Apart from the residential wing, the new building provides a sacral chamber, offices and a recreation room with large doors that give onto the garden, the conversation and group spaces, terraces, and the patio. The different functions are all housed under one common roof while the spaces are organized around liturgical paths, each with their own distinct architecture: on the first floor, an historical crucifixion group visually leads on to the extension building, guiding the eye and subsequent movement in space.
Coming from the existing buildings, the path leads from the Romanesque cloister (and from the monastery church) to the chapel at the narrow end of the oblong building.

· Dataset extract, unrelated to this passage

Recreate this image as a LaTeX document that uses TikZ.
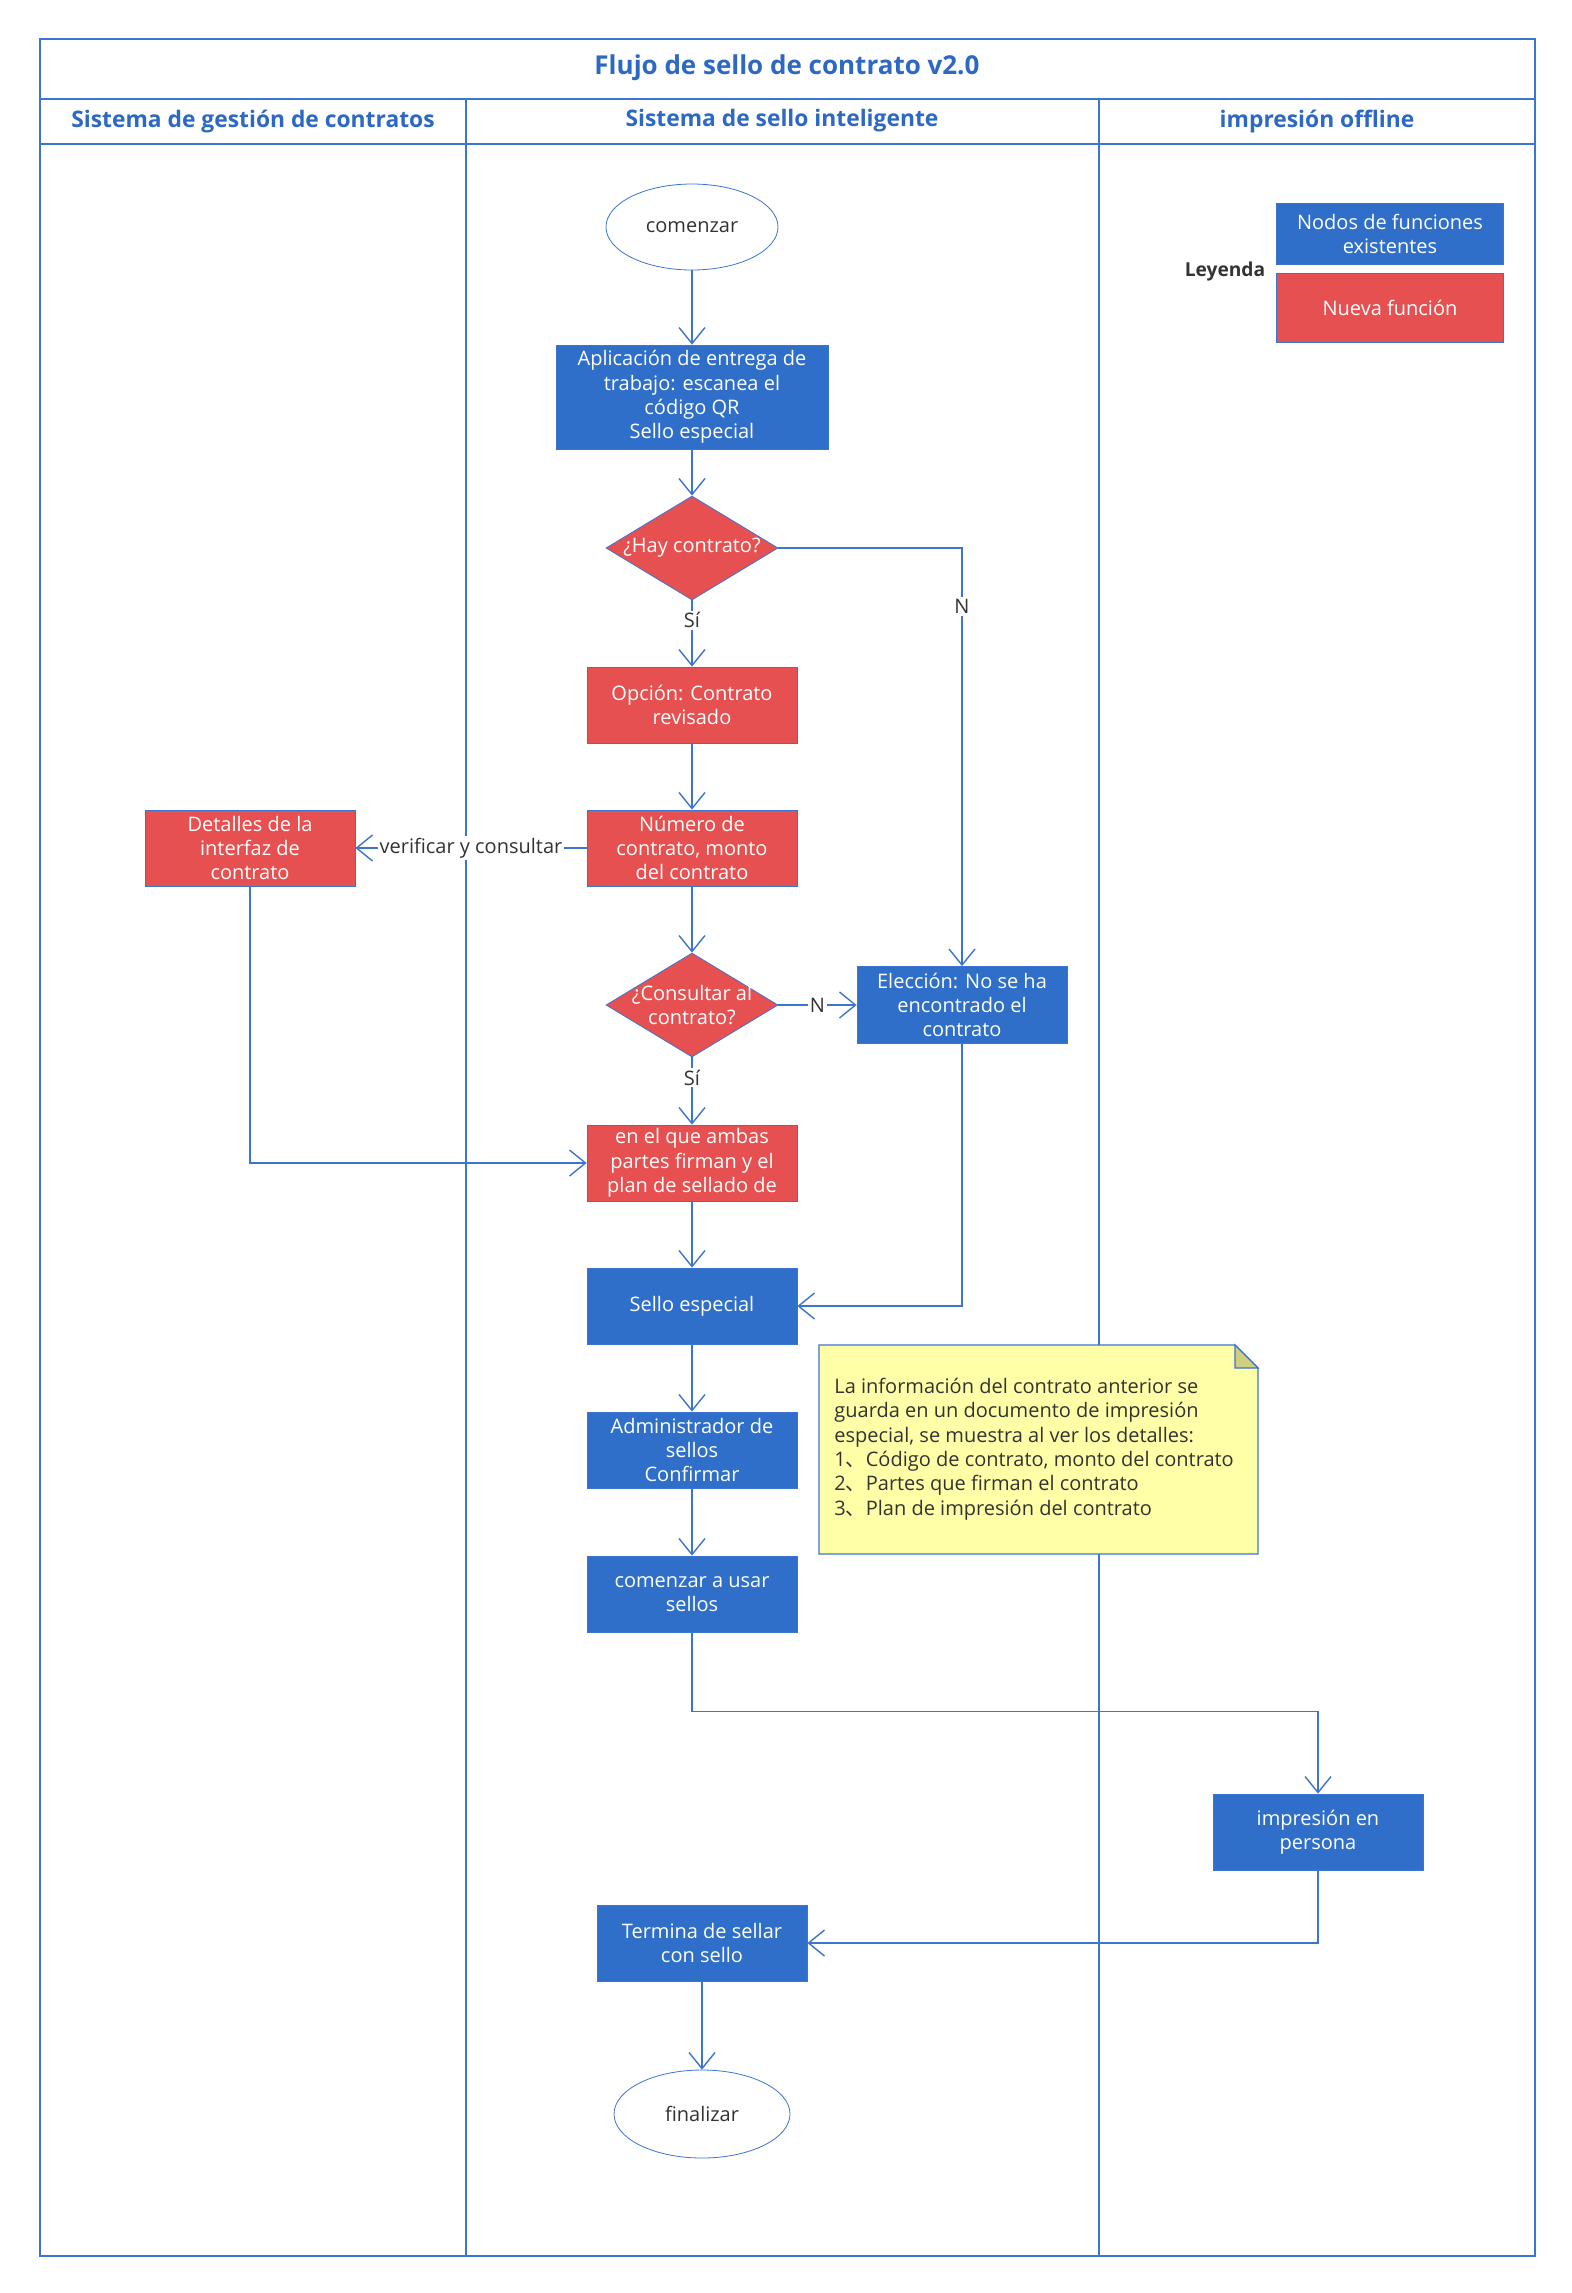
\documentclass[tikz,border=0pt]{standalone}
\usepackage{fontspec}
\setmainfont{Open Sans}
\newfontfamily\cjk{Noto Sans CJK SC}
\usetikzlibrary{shapes.geometric,arrows.meta}
\definecolor{laneblue}{HTML}{3C74D2}
\definecolor{boxblue}{HTML}{2F6FCA}
\definecolor{boxred}{HTML}{E65050}
\definecolor{notefill}{HTML}{FFFFA8}
\definecolor{notefold}{HTML}{CFCF7E}
\definecolor{titleblue}{HTML}{2C68C4}
\definecolor{darktext}{HTML}{333333}
\begin{document}
\begin{tikzpicture}[x=0.5pt, y=-0.5pt,
    every node/.style={font=\fontsize{10}{12.2}\selectfont},
    oldbox/.style={rectangle, draw=laneblue, fill=boxblue, text=white, minimum width=105pt, minimum height=38pt, inner sep=0pt, align=center},
    newbox/.style={oldbox, fill=boxred},
    newdec/.style={diamond, shape aspect=1.66, draw=laneblue, fill=boxred, text=white, minimum width=86pt, minimum height=52pt, inner sep=-3pt, align=center},
    terminal/.style={ellipse, draw=laneblue, fill=white, text=darktext, minimum width=86pt, minimum height=43pt, inner sep=0pt},
    flow/.style={draw=laneblue, line width=0.7pt, -{Straight Barb[length=8pt, width=13pt]}},
    flowlabel/.style={fill=white, text=darktext, inner sep=1pt},
    lanehead/.style={text=titleblue, font=\fontsize{11.4}{13}\selectfont\bfseries}]
    \useasboundingbox (0,0) rectangle (1572,2293);

    % Swimlane frame: title row, header row, three lanes
    \draw[laneblue, line width=0.8pt] (40,39) rectangle (1535,2256);
    \draw[laneblue, line width=0.8pt] (40,99) -- (1535,99);% title row
    \draw[laneblue, line width=0.8pt] (40,144) -- (1535,144);% header row
    \draw[laneblue, line width=0.8pt] (466,99) -- (466,2256);
    \draw[laneblue, line width=0.8pt] (1099,99) -- (1099,2256);
    \node[lanehead, font=\fontsize{13}{15}\selectfont\bfseries] (title) at (787,68) {Flujo de sello de contrato v2.0};
    \node[lanehead] (headA) at (253,121) {Sistema de gestión de contratos};
    \node[lanehead] (headB) at (782,121) {Sistema de sello inteligente};
    \node[lanehead] (headC) at (1317,121) {impresión offline};

    % Legend
    \node[text=darktext, font=\fontsize{9.6}{12}\selectfont\bfseries] (leyenda) at (1225,272) {Leyenda};
    \node[oldbox, minimum width=113.5pt, minimum height=30.5pt] (legold) at (1390,234) {Nodos de funciones\\existentes};
    \node[newbox, minimum width=113.5pt, minimum height=34.4pt] (legnew) at (1390,308) {Nueva función};

    % Main flow
    \node[terminal] (start) at (692,227) {comenzar};
    \node[oldbox, minimum width=136pt, minimum height=52pt] (scan) at (692,397) {Aplicación de entrega de\\trabajo: escanea el\\código QR\\Sello especial};
    \node[newdec] (hay) at (692,548) {¿Hay contrato?};
    \node[newbox] (opcion) at (692,705) {Opción: Contrato\\revisado};
    \node[newbox] (numero) at (692,848) {Número de\\contrato, monto\\del contrato};
    \node[newbox] (detalles) at (250,848) {Detalles de la\\interfaz de\\contrato};
    \node[newdec] (consultar) at (692,1005) {¿Consultar al\\contrato?};
    \node[oldbox, minimum height=38.5pt] (eleccion) at (962,1005) {Elección: No se ha\\encontrado el\\contrato};
    \node[newbox] (ambas) at (692,1163) {en el que ambas\\partes firman y el\\plan de sellado de};
    \node[oldbox] (sello) at (692,1306) {Sello especial};
    \node[oldbox] (admin) at (692,1450) {Administrador de\\sellos\\Confirmar};
    \node[oldbox] (usar) at (692,1594) {comenzar a usar\\sellos};
    \node[oldbox] (persona) at (1318,1832) {impresión en\\persona};
    \node[oldbox] (termina) at (702,1943) {Termina de sellar\\con sello};
    \node[terminal, minimum width=88pt, minimum height=44pt] (fin) at (702,2114) {finalizar};

    % Note with folded corner
    \filldraw[fill=notefill, draw=laneblue, line width=0.7pt] (819,1345) -- (1235,1345) -- (1258,1368) -- (1258,1554) -- (819,1554) -- cycle;
    \filldraw[fill=notefold, draw=laneblue, line width=0.7pt] (1235,1345) -- (1235,1368) -- (1258,1368) -- cycle;
    \node[anchor=west, align=left, text=darktext, inner sep=0pt] (notetext) at (834,1449) {La información del contrato anterior se\\guarda en un documento de impresión\\especial, se muestra al ver los detalles:\\1{\cjk 、}Código de contrato, monto del contrato\\2{\cjk 、}Partes que firman el contrato\\3{\cjk 、}Plan de impresión del contrato};

    % Connectors
    \draw[flow] (start) -- (scan);
    \draw[flow] (scan) -- (hay);
    \draw[flow] (hay) -- node[flowlabel, pos=0.3] {Sí} (opcion);
    \draw[flow] (hay.east) -| node[flowlabel, pos=0.57] {N} (eleccion.north);
    \draw[flow] (opcion) -- (numero);
    \draw[flow] (numero) -- node[flowlabel] {verificar y consultar} (detalles);
    \draw[flow] (numero) -- (consultar);
    \draw[flow] (consultar) -- node[flowlabel] {N} (eleccion);
    \draw[flow] (consultar) -- node[flowlabel, pos=0.3] {Sí} (ambas);
    \draw[flow] (detalles.south) |- (ambas.west);
    \draw[flow] (ambas) -- (sello);
    \draw[flow] (eleccion.south) |- (sello.east);
    \draw[flow] (sello) -- (admin);
    \draw[flow] (admin) -- (usar);
    \draw[flow] (usar.south) -- ++(0,79) -| (persona.north);
    \draw[flow] (persona.south) |- (termina.east);
    \draw[flow] (termina) -- (fin);
\end{tikzpicture}
\end{document}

This small, vertically rising sacral space, equipped with its own gallery, faces the east, permitting morning light during the early morning prayers. In keeping with the premise of intimately linking inside and outside, the chapel can be accessed from three sides: from the inside of the monastery, from the cemetery and from the street or the neighboring school. It can also be used for funeral services, for group services with school classes or for days of retreat. As such, the entire monastery complex is positioned between two sacral spaces that are connected with each other and to the monastery by the cloisters.
The two upper floors are more private in nature. Here, the bowers are lined along a double-story inner pergola. A golden front wall serves as optical apex of the dynamically-shaped diagonal surfaces that describe the space.
While the new building continues the neighboring building’s row of columns on the garden side, it presents a distinct and different look to the street side, with its white-plastered facades starkly contrasting the reddish brown brick of the neighboring building. The new building has a flat pent roof and is dipped in a warm antique white hue both on the inside and the outside, bringing to mind the color of the Premonstratensian order’s robes. The white surfaces are complemented by oak doors and floors, coated concrete, and the metal and glass facade of the entrance side.
The extension building is brightly lit, being suffused by light, understood as symbol of “the Premonstratensians’ commitment to the testimonial of life”, as Abbot Albert puts it. In all their actions, they strive to affirm life which the resurrected Christ contrasts with the darkness of death.